Most of these spring-based spas tended to be in the northern part of Florida where there is a higher concentration of springs. A handful existed in Central Florida, but one of the few that was built in South Florida was the spa at Shangri-La Springs in Lee County. 
The spa originated when Harvie E. Heitman, a prolific businessman and early developer of Southwest Florida’s Lee County, and his brother built Bonita Springs’ Heitman Hotel in 1921 as a built as a place for potential real estate investors to stay. The town of Bonita Springs is said to be named for a sulphur spring on the hotel grounds (the town was previously known by the unremarkable name, Survey.) It is claimed that the spring was sacred to the Calusa Indians who lived in the area hundreds of years ago.

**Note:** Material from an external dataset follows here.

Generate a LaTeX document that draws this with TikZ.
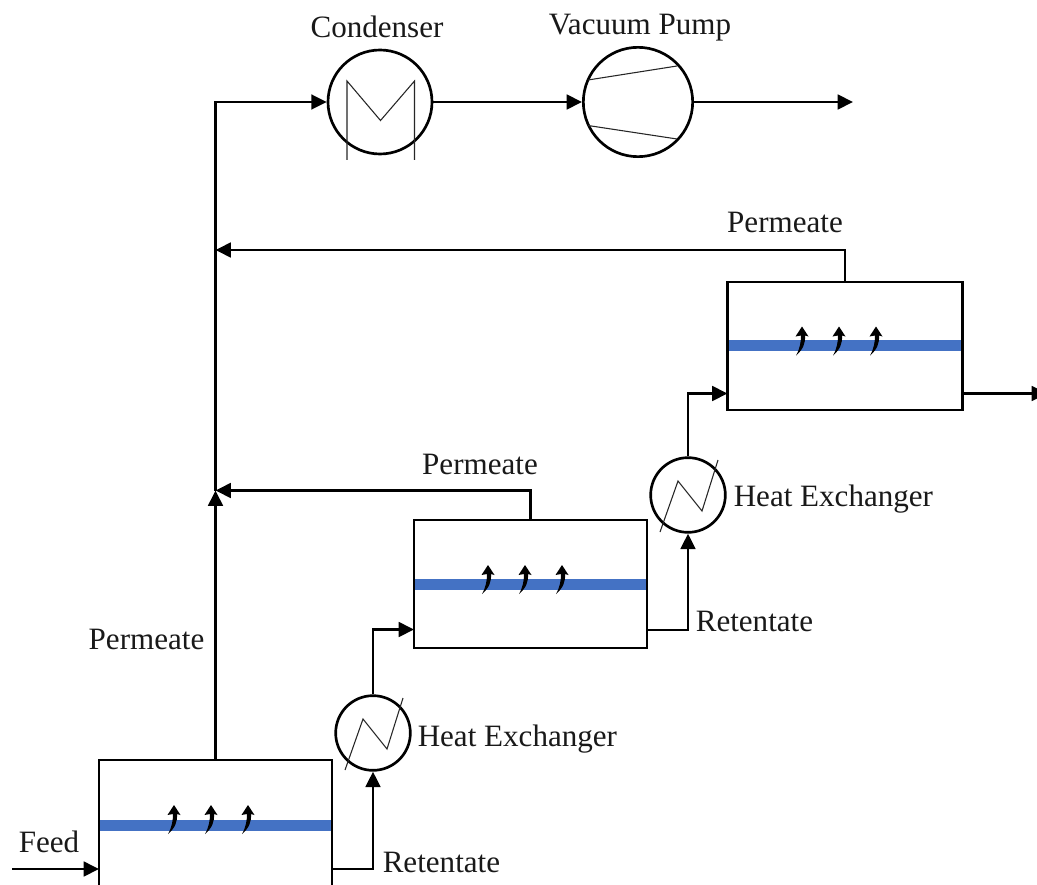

Heitman died in 1922 and the hotel endured several owners and multiple name changes until osteopath Dr. Charles Gnau bought the property in 1962. It was Gnau who saw the potential of the resort as a place of healing centered around the spring. Gnau believed the water of the spring “compared favorably” to the famed waters of the Baden-Baden Spring in Germany. He was ahead of his time, advocating for a holistic approach to health, including eating organic produce and exercising regularly. Gnau built a spring-fed pool with an Indian maiden statue to the property. The next owner, Dr. R.J. Cheatham renamed the resort the Shangri-La Hotel and developed it into an institute of hygiene.

Today the Shangri-La Springs resort is operated as a day spa, hotel, and restaurant, offering locally grown organic food and a variety of spa treatments including massage, reiki, saunas, reflexology, and aromatherapy.